Continuance of Laws, etc., (No. 2) Act 1757
- Parliament of Great Britain
- Long title: An Act to continue several Laws therein mentioned, for granting a Liberty to carry Sugars of the Growth, Produce, or Manufacture, of any of His Majesty's Sugar Colonies in America, from the said Colonies directly into Foreign Parts, in Ships built in Great Britain, and navigated according to Law; for the preventing the committing of Frauds by Bankrupts; for giving further Encouragement for the Importation of Naval Stores from the British Colonies in America; and for preventing Frauds and Abuses in the Admeasurement of Coals in the City and Liberty of Westminster; and for preventing the stealing or destroying of Madder Roots.
- Citation: 31 Geo. 2. c. 35
- Territorial extent: Great Britain

Dates
- Royal assent: 20 June 1758
- Commencement: 1 December 1757
- Repealed: 15 July 1867

Other legislation
- Amends: See § Continued enactments
- Repealed by: Statute Law Revision Act 1867
- Relates to: See Expiring laws continuance acts

Status: Repealed

Text of statute as originally enacted

= Continuance of Laws, etc., (No. 2) Act 1757 =

Act of the Parliament of Great Britain

The Continuance of Laws, etc., (No. 2) Act 1757 (31 Geo. 2. c. 35) was an act of the Parliament of Great Britain that continued various older enactments.

== Background ==
In the United Kingdom, acts of Parliament remain in force until expressly repealed. Many acts of parliament, however, contained time-limited sunset clauses, requiring legislation to revive enactments that had expired or to continue enactments that would otherwise expire.

== Provisions ==
=== Continued enactments ===
Section 1 of the act continued the Colonial Trade Act 1738 (12 Geo. 2. c. 30), as continued by the Universities (Wine Licences) Act 1743 (17 Geo. 2. c. 40) and the Continuance of Laws (No.2) Act 1750 (24 Geo. 2. c. 57), from the expiration of the act until the end of the next session of parliament after 1 September 1764.

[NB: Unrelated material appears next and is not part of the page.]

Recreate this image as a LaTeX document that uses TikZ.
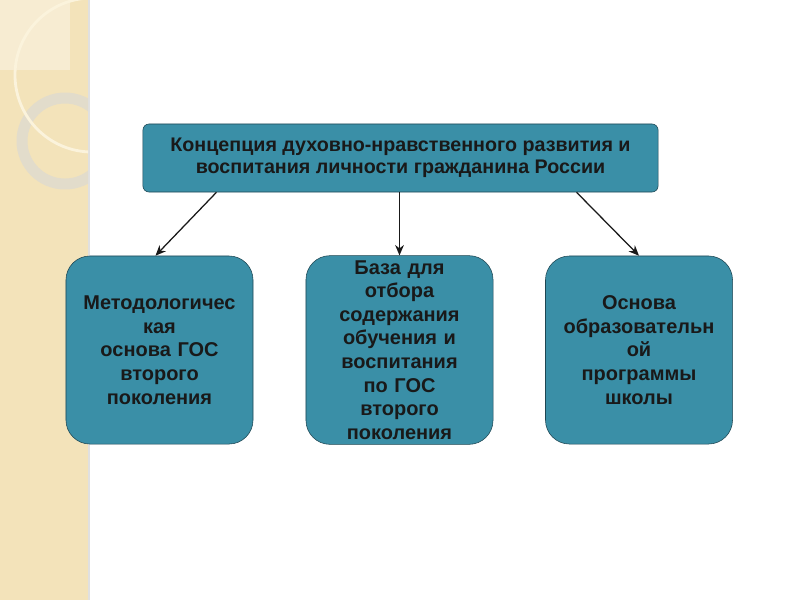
\documentclass[tikz,border=0pt]{standalone}
\usepackage{fontspec}
\setmainfont{Liberation Sans}
\usepackage{xcolor}
\usetikzlibrary{arrows.meta,positioning}
\definecolor{conceptteal}{HTML}{3A8FA7}
\definecolor{concepttealline}{HTML}{1E4652}
\definecolor{stripbeige}{HTML}{F3E3BA}
\definecolor{stripring}{HTML}{E2DCCB}
\definecolor{striparc}{HTML}{FBF3DC}

\begin{document}
\begin{tikzpicture}[
  x=0.025cm, y=-0.025cm,
  topbox/.style={draw=concepttealline, rounded corners=1.5mm, fill=conceptteal, minimum width=12.875cm, minimum height=1.7cm, align=center, font=\bfseries\fontsize{14}{15.8}\selectfont, text=black!90},
  subbox/.style={draw=concepttealline, rounded corners=6mm, fill=conceptteal, minimum width=4.675cm, minimum height=4.7cm, text width=4.4cm, align=center, font=\bfseries\fontsize{14.2}{16.8}\selectfont, text=black!90},
  arrow/.style={-{Stealth[length=2.6mm,width=2.2mm]}, line width=0.9pt, draw=black!90}
]
\useasboundingbox (0,0) rectangle (800,600);
% background strip
\fill[stripbeige] (0,0) rectangle (88,600);
\fill[black!12] (88,0) rectangle (90,600);
\begin{scope}
  \clip (0,0) rectangle (88,600);
  \fill[white, opacity=0.35] (0,0) rectangle (70,70);
  \draw[stripring, line width=7.8pt] (65,141) circle (43);
  \draw[striparc, line width=2pt] (92,75) circle (77);
\end{scope}

\node[topbox] (concept) at (400.5,158) {Концепция духовно-нравственного развития и\\воспитания личности гражданина России};
\node[subbox] (method) at (159.5,350) {Методологичес\\кая\\основа ГОС\\второго\\поколения};
\node[subbox] (base) at (399.5,350) {База для\\отбора\\содержания\\обучения и\\воспитания\\по ГОС\\второго\\поколения};
\node[subbox] (school) at (639,350) {Основа\\образовательн\\ой\\программы\\школы};

\draw[arrow] ([xshift=-4.6cm]concept.south) -- ([xshift=-0.1cm]method.north);
\draw[arrow] (concept.south -| base.north) -- (base.north);
\draw[arrow] ([xshift=4.4cm]concept.south) -- (school.north);
\end{tikzpicture}
\end{document}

Section 2 of the act continued the Bankrupts Act 1731 (5 Geo. 2. c. 30), as continued by the Continuance, etc., of Acts, 1735 (9 Geo. 2. c. 18) and the Bankrupts Act 1742 (16 Geo. 2. c. 27), from the expiration of the act until the end of the next session of parliament after 29 September 1764.

Section 3 of the act continued the Importation Act 1721 (8 Geo. 1. c. 12) "as relates to the importation of wood and timber, and of the goods commonly known as Lumber, therein particularly enumerated, from any of His Majesty's British plantations or colonies in America, free from all customs and impositions whatsoever", as continued by the Continuance of Laws, etc. Act 1742 (16 Geo. 2. c. 26) and the Continuance of Laws Act 1750 (24 Geo. 2. c. 52), from the expiration of the act until the end of the next session of parliament after 29 September 1764.

Section 4 of the act continued the Coal Trade (London) Act 1745 (19 Geo. 2. c. 35), as continued by the Continuance of Laws, etc. Act 1749 (23 Geo. 2. c. 26) and the Continuance of Laws (No.2) Act 1750 (24 Geo. 2. c. 57), from the expiration of the act until the end of the next session of parliament after 24 June 1759.

Section 5 of the act provided that persons convicted of stealing, pulling up, or destroying madder roots growing in any lands or grounds shall either confess before justices of the peace or be convicted by oath of witnesses, and upon conviction shall give satisfaction to the owner for damages and pay a fine not exceeding ten shillings to the overseers of the poor, with provisions for monthly payments and imprisonment in the house of correction for up to one month for non-payment.

Section 6 of the act provided that no person could be prosecuted for such an offence unless begun within 30 days after the offence.

== Subsequent developments ==
The Select Committee on Temporary Laws, Expired or Expiring, appointed in 1796, inspected and considered all temporary laws, observing irregularities in the construction of expiring laws continuance acts, making recommendations and emphasising the importance of the Committee for Expired and Expiring Laws.

The whole act was repealed by section 1 of, and the schedule to, the Statute Law Revision Act 1867 (30 & 31 Vict. c. 59).